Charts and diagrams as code
########################################

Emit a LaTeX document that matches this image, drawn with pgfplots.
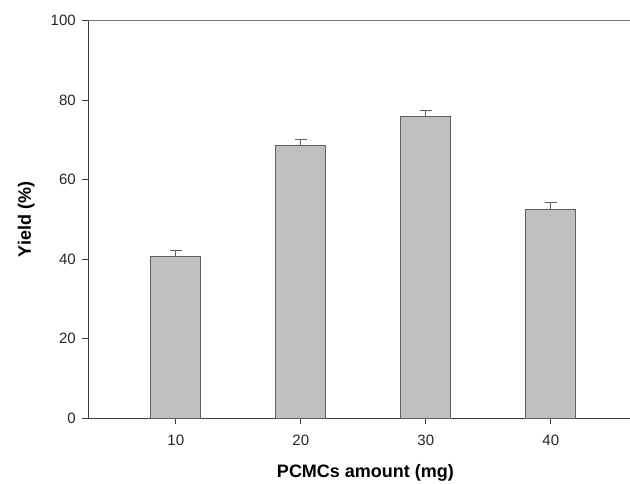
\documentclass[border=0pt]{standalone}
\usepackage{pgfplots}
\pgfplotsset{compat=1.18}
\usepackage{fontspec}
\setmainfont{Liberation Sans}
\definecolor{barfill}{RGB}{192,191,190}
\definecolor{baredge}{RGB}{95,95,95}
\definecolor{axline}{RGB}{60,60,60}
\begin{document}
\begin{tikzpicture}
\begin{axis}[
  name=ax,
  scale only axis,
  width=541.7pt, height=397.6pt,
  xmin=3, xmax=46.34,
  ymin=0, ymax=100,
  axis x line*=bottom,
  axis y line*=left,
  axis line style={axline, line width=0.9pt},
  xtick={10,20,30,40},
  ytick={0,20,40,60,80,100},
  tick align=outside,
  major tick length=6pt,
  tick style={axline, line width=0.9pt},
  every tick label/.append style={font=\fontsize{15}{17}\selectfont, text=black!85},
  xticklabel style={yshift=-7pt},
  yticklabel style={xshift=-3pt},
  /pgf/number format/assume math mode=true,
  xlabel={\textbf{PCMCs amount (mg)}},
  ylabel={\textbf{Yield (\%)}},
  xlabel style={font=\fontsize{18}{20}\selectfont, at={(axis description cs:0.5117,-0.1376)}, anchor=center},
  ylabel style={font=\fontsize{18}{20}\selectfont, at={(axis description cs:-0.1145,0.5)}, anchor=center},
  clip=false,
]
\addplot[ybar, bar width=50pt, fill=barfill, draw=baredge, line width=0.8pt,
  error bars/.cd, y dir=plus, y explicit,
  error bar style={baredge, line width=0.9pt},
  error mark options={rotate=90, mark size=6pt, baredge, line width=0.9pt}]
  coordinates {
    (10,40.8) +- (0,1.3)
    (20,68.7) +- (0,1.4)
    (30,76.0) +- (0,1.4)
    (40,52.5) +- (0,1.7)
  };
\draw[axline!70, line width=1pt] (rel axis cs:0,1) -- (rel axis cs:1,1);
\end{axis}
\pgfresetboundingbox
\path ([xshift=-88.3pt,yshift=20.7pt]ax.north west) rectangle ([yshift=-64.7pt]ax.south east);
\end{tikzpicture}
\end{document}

########################################

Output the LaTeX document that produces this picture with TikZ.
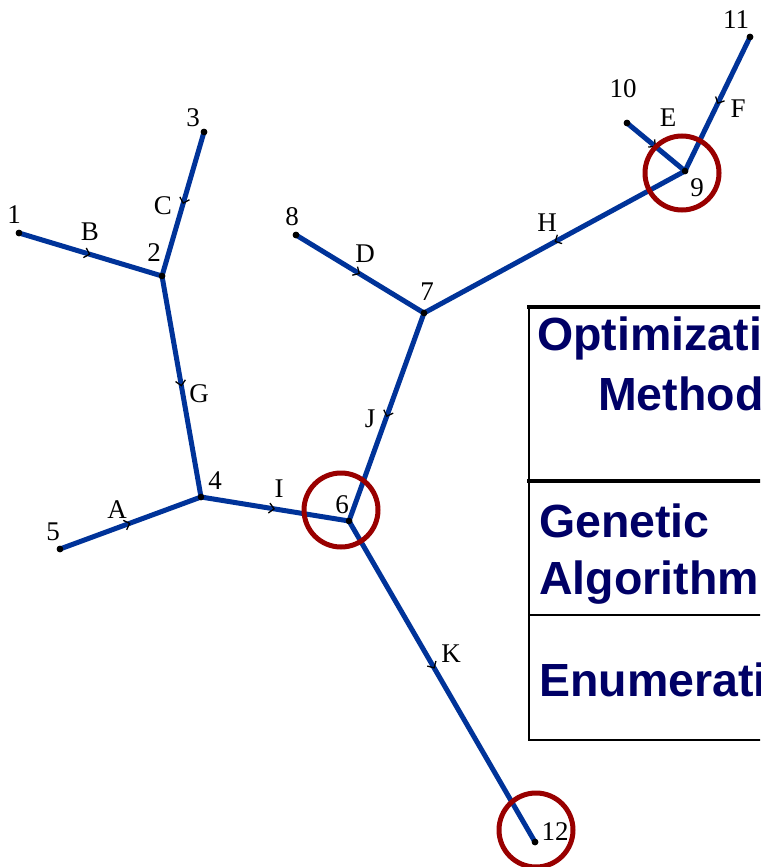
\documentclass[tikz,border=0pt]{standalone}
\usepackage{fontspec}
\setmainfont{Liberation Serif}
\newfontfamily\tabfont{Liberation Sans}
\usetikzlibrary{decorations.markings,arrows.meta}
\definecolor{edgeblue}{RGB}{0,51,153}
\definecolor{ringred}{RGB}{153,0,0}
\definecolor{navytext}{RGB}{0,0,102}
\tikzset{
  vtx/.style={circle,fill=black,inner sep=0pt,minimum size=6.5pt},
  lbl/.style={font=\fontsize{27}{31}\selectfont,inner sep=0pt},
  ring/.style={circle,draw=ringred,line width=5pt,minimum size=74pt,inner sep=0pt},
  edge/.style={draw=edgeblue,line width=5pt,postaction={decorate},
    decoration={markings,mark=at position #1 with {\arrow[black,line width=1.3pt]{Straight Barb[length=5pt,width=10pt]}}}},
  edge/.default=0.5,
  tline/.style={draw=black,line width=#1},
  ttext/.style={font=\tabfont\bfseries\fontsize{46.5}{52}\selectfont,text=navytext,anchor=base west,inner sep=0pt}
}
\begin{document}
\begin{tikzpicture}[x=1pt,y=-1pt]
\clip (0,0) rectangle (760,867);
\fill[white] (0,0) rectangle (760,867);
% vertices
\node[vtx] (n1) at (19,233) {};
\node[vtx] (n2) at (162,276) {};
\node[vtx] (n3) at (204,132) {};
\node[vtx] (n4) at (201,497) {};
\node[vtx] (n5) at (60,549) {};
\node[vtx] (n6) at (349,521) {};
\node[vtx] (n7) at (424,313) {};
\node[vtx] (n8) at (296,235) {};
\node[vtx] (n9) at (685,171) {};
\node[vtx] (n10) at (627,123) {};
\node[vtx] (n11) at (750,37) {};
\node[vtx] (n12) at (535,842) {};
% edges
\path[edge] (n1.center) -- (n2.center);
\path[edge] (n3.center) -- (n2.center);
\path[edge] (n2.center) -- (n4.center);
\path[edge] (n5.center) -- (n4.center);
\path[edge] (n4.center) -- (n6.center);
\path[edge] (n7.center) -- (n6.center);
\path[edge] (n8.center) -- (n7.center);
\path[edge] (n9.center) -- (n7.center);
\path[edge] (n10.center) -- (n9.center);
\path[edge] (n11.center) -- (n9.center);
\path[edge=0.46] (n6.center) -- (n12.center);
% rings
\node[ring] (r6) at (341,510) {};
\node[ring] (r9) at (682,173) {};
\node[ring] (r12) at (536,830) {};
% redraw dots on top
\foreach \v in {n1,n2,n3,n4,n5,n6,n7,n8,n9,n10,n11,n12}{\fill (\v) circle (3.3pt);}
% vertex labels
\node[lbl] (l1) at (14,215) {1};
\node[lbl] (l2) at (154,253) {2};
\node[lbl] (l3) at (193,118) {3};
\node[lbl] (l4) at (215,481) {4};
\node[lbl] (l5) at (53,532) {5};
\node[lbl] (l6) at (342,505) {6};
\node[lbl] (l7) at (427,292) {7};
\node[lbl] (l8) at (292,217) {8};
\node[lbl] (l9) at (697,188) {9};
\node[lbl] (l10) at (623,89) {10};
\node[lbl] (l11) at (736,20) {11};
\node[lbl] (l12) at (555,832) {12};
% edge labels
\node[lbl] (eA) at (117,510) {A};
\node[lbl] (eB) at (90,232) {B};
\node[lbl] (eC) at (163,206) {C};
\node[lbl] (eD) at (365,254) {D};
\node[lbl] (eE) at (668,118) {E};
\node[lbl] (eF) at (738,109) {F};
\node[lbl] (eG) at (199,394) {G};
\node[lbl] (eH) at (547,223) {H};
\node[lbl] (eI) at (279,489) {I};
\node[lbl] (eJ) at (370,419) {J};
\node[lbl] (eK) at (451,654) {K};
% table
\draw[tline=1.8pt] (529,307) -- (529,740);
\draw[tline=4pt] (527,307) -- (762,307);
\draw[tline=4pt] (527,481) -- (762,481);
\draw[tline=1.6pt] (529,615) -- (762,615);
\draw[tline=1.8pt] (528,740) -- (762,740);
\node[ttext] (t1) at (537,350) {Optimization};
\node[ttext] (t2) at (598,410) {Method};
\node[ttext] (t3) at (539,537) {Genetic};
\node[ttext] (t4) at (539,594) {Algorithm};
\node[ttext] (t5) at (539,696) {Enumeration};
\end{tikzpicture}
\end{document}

########################################

> **Direction**: Looking at the data above, show all lines where the word "with" occurs.

> **Correct response**:
Emit a LaTeX document that matches this image, drawn with pgfplots.
Output the LaTeX document that produces this picture with TikZ.
    decoration={markings,mark=at position #1 with {\arrow[black,line width=1.3pt]{Straight Barb[length=5pt,width=10pt]}}}},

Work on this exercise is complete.